Understanding actions in video requires reasoning about how visual content evolves over time. While appearance provides important context about objects and scenes, motion reveals how those entities interact and change, which is central to interpreting actions. Despite this, many modern video understanding models remain appearance-centric, treating motion as an implicit signal and becoming brittle in low-data settings, under viewpoint changes, and when fine-grained temporal reasoning is required.
Motivated by these limitations, this talk revisits motion as a first-class representation for video understanding. Central to this perspective is point tracking, which provides sparse yet persistent correspondences across time and offers a natural way to represent motion explicitly. Building on this idea, I will present trajectory-based representations that align appearance features along tracked points for data-efficient few-shot action recognition, and show how explicit modeling of structured motion patterns further strengthens action understanding.
I will then discuss how motion representations extend from two-dimensional image space to three-dimensional scene space using monocular 3D point tracking, enabling geometry-aware modeling under camera motion and viewpoint changes. Finally, I will describe how explicit motion representations can be integrated into video-language models, which often process videos as collections of frames with limited temporal structure, to improve temporal reasoning and motion-centric multimodal understanding.

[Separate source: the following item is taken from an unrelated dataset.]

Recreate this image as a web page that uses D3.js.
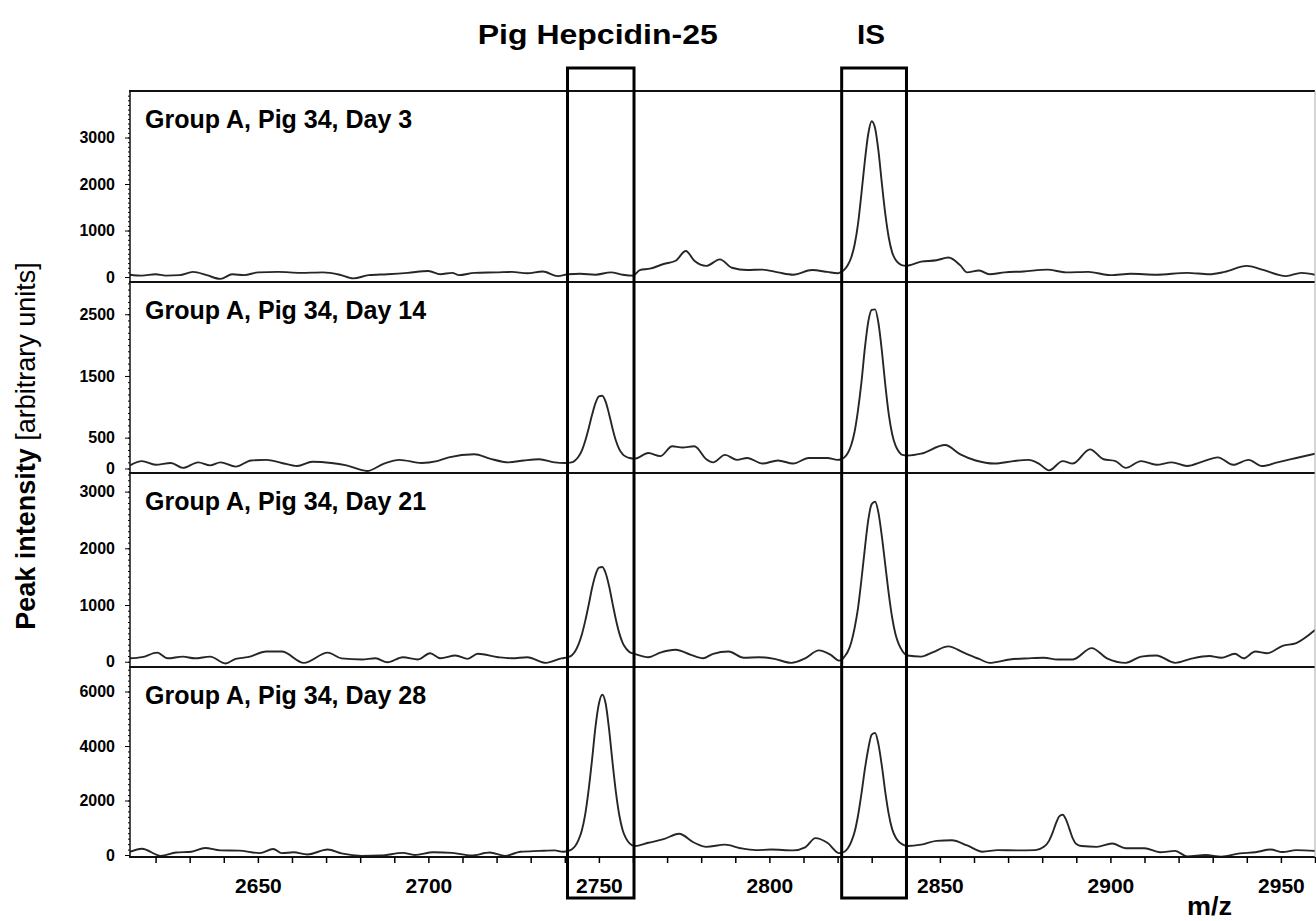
<!DOCTYPE html>
<html>
<head>
<meta charset="utf-8">
<script src="https://cdn.jsdelivr.net/npm/d3@7"></script>
<style>
body { margin: 0; background: #fff; }
svg { display: block; background: #fff; }
text { font-family: "Liberation Sans", Arial, sans-serif; fill: #000; }
</style>
</head>
<body>
<div id="chart"></div>
<script>
var panelLabels = ["Group A, Pig 34, Day 3", "Group A, Pig 34, Day 14", "Group A, Pig 34, Day 21", "Group A, Pig 34, Day 28"];
var yDomains = [[-107, 4000], [-73, 3023], [-93, 3328], [-73, 6900]];
var yTickValues = [[0, 1000, 2000, 3000], [0, 500, 1500, 2500], [0, 1000, 2000, 3000], [0, 2000, 4000, 6000]];
var xDomain = [2612.5, 2960];
var xTickValues = [2650, 2700, 2750, 2800, 2850, 2900, 2950];
var boxLabels = ["Pig Hepcidin-25", "IS"];
var boxRanges = [[2740.8, 2760.3], [2821.2, 2840.2]];

// [m/z, peak intensity]
var day3 = [[2612.5,50],[2616,30],[2620,60],[2623,30],[2627,40],[2631,110],[2635,40],[2639,-40],[2642.5,60],[2646,40],[2650,100],[2656,110],[2662.5,90],[2669,100],[2674,50],[2678,-30],[2682.5,40],[2688,60],[2694,90],[2700,130],[2703.5,60],[2707,90],[2709,40],[2713.5,90],[2720,100],[2724.5,110],[2729,80],[2733.5,120],[2738,20],[2741,60],[2744.5,70],[2749,50],[2753.5,100],[2757,50],[2760,30],[2762,150],[2765,180],[2769,280],[2772.5,350],[2775.5,560],[2778,350],[2781.5,240],[2785.5,380],[2789,200],[2793.5,150],[2798,160],[2802.5,100],[2807,50],[2812.5,150],[2817,110],[2820,80],[2821,110],[2822,160],[2823,260],[2824,420],[2825,700],[2826,1150],[2827,1800],[2828,2500],[2829,3080],[2830,3350],[2831,3200],[2832,2700],[2833,2000],[2834,1350],[2835,850],[2836,530],[2837,370],[2838,290],[2839,250],[2840,240],[2844.5,330],[2849,360],[2852.5,420],[2856,250],[2858,100],[2861.5,140],[2864.5,60],[2869,100],[2874.5,120],[2881.5,160],[2887,100],[2893.5,110],[2900,40],[2906,70],[2913.5,50],[2922.5,90],[2929,60],[2933.5,110],[2940,240],[2944.5,160],[2951.5,20],[2956,90],[2960,50]];

var day14 = [[2612.5,50],[2616,120],[2620,60],[2624.5,90],[2628,10],[2632.5,100],[2636,50],[2639,100],[2643.5,30],[2648,130],[2652.5,140],[2657,90],[2661.5,40],[2666,110],[2671.5,90],[2676,50],[2682,-40],[2687,80],[2691.5,140],[2698,90],[2702.5,120],[2706,180],[2713.5,230],[2718,160],[2723.5,100],[2728,130],[2732.5,150],[2737,100],[2740,90],[2742,100],[2743,130],[2744,190],[2745,290],[2746,450],[2747,650],[2748,870],[2749,1060],[2750,1170],[2751,1180],[2752,1080],[2753,880],[2754,650],[2755,450],[2756,310],[2757,230],[2758,190],[2759,170],[2760.5,160],[2764.5,250],[2768,200],[2771.5,360],[2774.5,340],[2778,360],[2781.5,150],[2783.5,100],[2787,220],[2790.5,140],[2793.5,170],[2798,80],[2802.5,130],[2807,80],[2811.5,170],[2817,170],[2820,140],[2821,150],[2822,180],[2823,250],[2824,380],[2825,600],[2826,950],[2827,1400],[2828,1950],[2829,2380],[2830,2570],[2831,2580],[2832,2350],[2833,1900],[2834,1350],[2835,880],[2836,560],[2837,370],[2838,270],[2839,220],[2840.5,210],[2844.5,240],[2851.5,380],[2856,230],[2860.5,130],[2866,80],[2871.5,120],[2876,140],[2879,80],[2882,-30],[2886,120],[2889,80],[2894,310],[2898,150],[2901.5,120],[2904.5,10],[2909,120],[2913.5,60],[2918,100],[2922.5,40],[2927,110],[2931.5,180],[2936,60],[2940.5,140],[2944.5,40],[2949,100],[2954.5,170],[2960,240]];

var day21 = [[2612.5,60],[2616,80],[2620.5,160],[2623.5,60],[2628,90],[2631.5,60],[2636,90],[2640.5,-30],[2643.5,50],[2647,80],[2652.5,180],[2657,180],[2663.5,-20],[2670.5,160],[2674.5,60],[2680.5,40],[2684.5,60],[2688,-10],[2692.5,80],[2697,40],[2700.5,150],[2703.5,60],[2708,110],[2711.5,50],[2714.5,140],[2720.5,80],[2724.5,60],[2729,80],[2734.5,-20],[2739,60],[2741,80],[2742,110],[2743,180],[2744,300],[2745,480],[2746,720],[2747,1000],[2748,1300],[2749,1530],[2750,1660],[2751,1670],[2752,1560],[2753,1330],[2754,1030],[2755,740],[2756,500],[2757,330],[2758,230],[2759,170],[2760.5,140],[2764.5,80],[2768,160],[2772.5,210],[2777,120],[2780.5,60],[2783.5,140],[2788,180],[2792.5,70],[2797,80],[2801.5,50],[2806.5,-20],[2810.5,60],[2814.5,200],[2818,120],[2820.5,20],[2821.5,50],[2822,90],[2823,180],[2824,340],[2825,600],[2826,950],[2827,1450],[2828,2000],[2829,2500],[2830,2780],[2831,2820],[2832,2620],[2833,2200],[2834,1700],[2835,1200],[2836,780],[2837,480],[2838,300],[2839,190],[2840.5,110],[2844.5,90],[2848,170],[2852.5,270],[2857,160],[2861.5,50],[2864.5,-20],[2870.5,40],[2876,60],[2880.5,70],[2884.5,40],[2889,40],[2894.5,240],[2899,60],[2904.5,-20],[2909,90],[2913.5,110],[2919,-20],[2923.5,50],[2929,100],[2932.5,70],[2936.5,140],[2939,60],[2942.5,180],[2946,150],[2950.5,280],[2954.5,330],[2960,560]];

var day28 = [[2612.5,120],[2616,230],[2621.5,-30],[2626,90],[2630.5,120],[2634.5,260],[2639,170],[2644.5,160],[2650.5,70],[2654.5,220],[2657,70],[2660.5,100],[2664.5,20],[2670.5,200],[2674.5,60],[2680.5,-30],[2686,-20],[2692.5,80],[2696,0],[2701.5,100],[2707,80],[2712.5,-20],[2718,90],[2722.5,-30],[2727,120],[2732.5,150],[2737,170],[2739.5,120],[2741,150],[2742,200],[2743,320],[2744,550],[2745,900],[2746,1500],[2747,2400],[2748,3500],[2749,4700],[2750,5550],[2751,5880],[2752,5550],[2753,4600],[2754,3400],[2755,2300],[2756,1450],[2757,900],[2758,600],[2759,430],[2760.5,330],[2764.5,450],[2769,580],[2773.5,780],[2778,450],[2781.5,300],[2787,380],[2791.5,250],[2796,180],[2800.5,200],[2807,170],[2810.5,280],[2813.5,620],[2817,450],[2820.5,70],[2822,120],[2823,250],[2824,480],[2825,850],[2826,1450],[2827,2250],[2828,3150],[2829,3900],[2830,4420],[2831,4480],[2832,4050],[2833,3250],[2834,2300],[2835,1500],[2836,950],[2837,650],[2838,480],[2839,390],[2840.5,330],[2844.5,380],[2849,520],[2853.5,540],[2858,350],[2862.5,120],[2867,180],[2872.5,170],[2878,180],[2880.5,300],[2882,520],[2883,800],[2884,1150],[2885,1420],[2886,1480],[2887,1300],[2888,950],[2889,600],[2890,400],[2891.5,330],[2896,300],[2900.5,420],[2904.5,250],[2910,250],[2914.5,100],[2919,150],[2922.5,-50],[2928,0],[2932.5,-60],[2938,60],[2942.5,100],[2947,200],[2950.5,110],[2954.5,180],[2960,150]];

var spectra = [day3, day14, day21, day28];

var width = 1316, height = 921;
var left = 130, right = 1315;
var panelEdges = [91, 282, 473, 667, 857];

var svg = d3.select("#chart").append("svg")
    .attr("width", width)
    .attr("height", height);

var x = d3.scaleLinear().domain(xDomain).range([left, right]);

var line = d3.line().curve(d3.curveMonotoneX);

spectra.forEach(function(data, i) {
    var top = panelEdges[i], bottom = panelEdges[i + 1];
    var y = d3.scaleLinear().domain(yDomains[i]).range([bottom, top]);

    svg.append("clipPath").attr("id", "clip-" + i)
        .append("rect")
        .attr("x", left).attr("y", top)
        .attr("width", right - left).attr("height", bottom - top);

    line.x(function(d) { return x(d[0]); })
        .y(function(d) { return y(d[1]); });

    svg.append("path")
        .datum(data)
        .attr("clip-path", "url(#clip-" + i + ")")
        .attr("d", line)
        .attr("fill", "none")
        .attr("stroke", "#262626")
        .attr("stroke-width", 1.9)
        .attr("stroke-linejoin", "round");

    // minor ticks along the left axis
    var minor = i === 3 ? 200 : 100;
    var minorAxis = svg.append("g")
        .attr("transform", "translate(" + left + ",0)")
        .call(d3.axisLeft(y).tickValues(d3.range(0, yDomains[i][1], minor)).tickSize(2).tickFormat(""));
    minorAxis.select(".domain").remove();

    var yAxis = svg.append("g")
        .attr("transform", "translate(" + left + ",0)")
        .call(d3.axisLeft(y).tickValues(yTickValues[i]).tickSize(5).tickPadding(10).tickFormat(d3.format("d")));
    yAxis.select(".domain").remove();
    yAxis.selectAll("text")
        .attr("font-size", 16)
        .attr("font-weight", "bold")
        .attr("font-family", "Liberation Sans, Arial, sans-serif");

    svg.append("text")
        .attr("x", 145)
        .attr("y", top + 37)
        .attr("font-size", 25)
        .attr("font-weight", "bold")
        .text(panelLabels[i]);
});

// frame
svg.selectAll(".hline").data(panelEdges).enter().append("line")
    .attr("x1", left - 1).attr("x2", right)
    .attr("y1", function(d) { return d; }).attr("y2", function(d) { return d; })
    .attr("stroke", "#111").attr("stroke-width", 2);

svg.append("line")
    .attr("x1", left).attr("x2", left)
    .attr("y1", panelEdges[0]).attr("y2", panelEdges[4])
    .attr("stroke", "#111").attr("stroke-width", 1.5);

svg.append("line")
    .attr("x1", right).attr("x2", right)
    .attr("y1", panelEdges[0]).attr("y2", panelEdges[4])
    .attr("stroke", "#aaa").attr("stroke-width", 1);

// m/z axis
var xAxis = svg.append("g")
    .attr("transform", "translate(0," + panelEdges[4] + ")")
    .call(d3.axisBottom(x)
        .tickValues(d3.range(2620, 2961, 10))
        .tickSize(6)
        .tickPadding(15)
        .tickFormat(function(d) { return xTickValues.indexOf(d) >= 0 ? d : ""; }));
xAxis.select(".domain").remove();
xAxis.selectAll("line").attr("stroke-width", 1.5);
xAxis.selectAll("text")
    .attr("font-size", 21)
    .attr("font-weight", "bold")
    .attr("font-family", "Liberation Sans, Arial, sans-serif");

svg.append("text")
    .attr("x", 1187)
    .attr("y", 915)
    .attr("font-size", 26)
    .attr("font-weight", "bold")
    .attr("font-family", "Liberation Serif, Times New Roman, serif")
    .attr("textLength", 45)
    .attr("lengthAdjust", "spacingAndGlyphs")
    .text("m/z");

// peak boxes
svg.selectAll(".box").data(boxRanges).enter().append("rect")
    .attr("x", function(d) { return x(d[0]); })
    .attr("y", 68)
    .attr("width", function(d) { return x(d[1]) - x(d[0]); })
    .attr("height", 830)
    .attr("fill", "none")
    .attr("stroke", "#000")
    .attr("stroke-width", 3);

var titleWidths = [240, 28];
svg.selectAll(".boxlabel").data(boxRanges).enter().append("text")
    .attr("x", function(d) { return x((d[0] + d[1]) / 2) - 3; })
    .attr("y", 44)
    .attr("text-anchor", "middle")
    .attr("font-size", 27)
    .attr("font-weight", "bold")
    .attr("textLength", function(d, i) { return titleWidths[i]; })
    .attr("lengthAdjust", "spacingAndGlyphs")
    .text(function(d, i) { return boxLabels[i]; });

// y axis title
var ylab = svg.append("text")
    .attr("transform", "translate(35,446) rotate(-90)")
    .attr("text-anchor", "middle")
    .attr("font-size", 27);
ylab.append("tspan").attr("font-weight", "bold").text("Peak intensity");
ylab.append("tspan").text(" [arbitrary units]");
</script>
</body>
</html>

Overall, this talk argues for a shift toward video representations where motion is explicitly structured and central to understanding actions in video.
Pulkit Kumar is a PhD student in Computer Science at the University of Maryland, advised by Prof. Abhinav Shrivastava. His research focuses on motion-centric video understanding, leveraging point tracking and trajectory-based representations for efficient action recognition and multimodal vision–language models.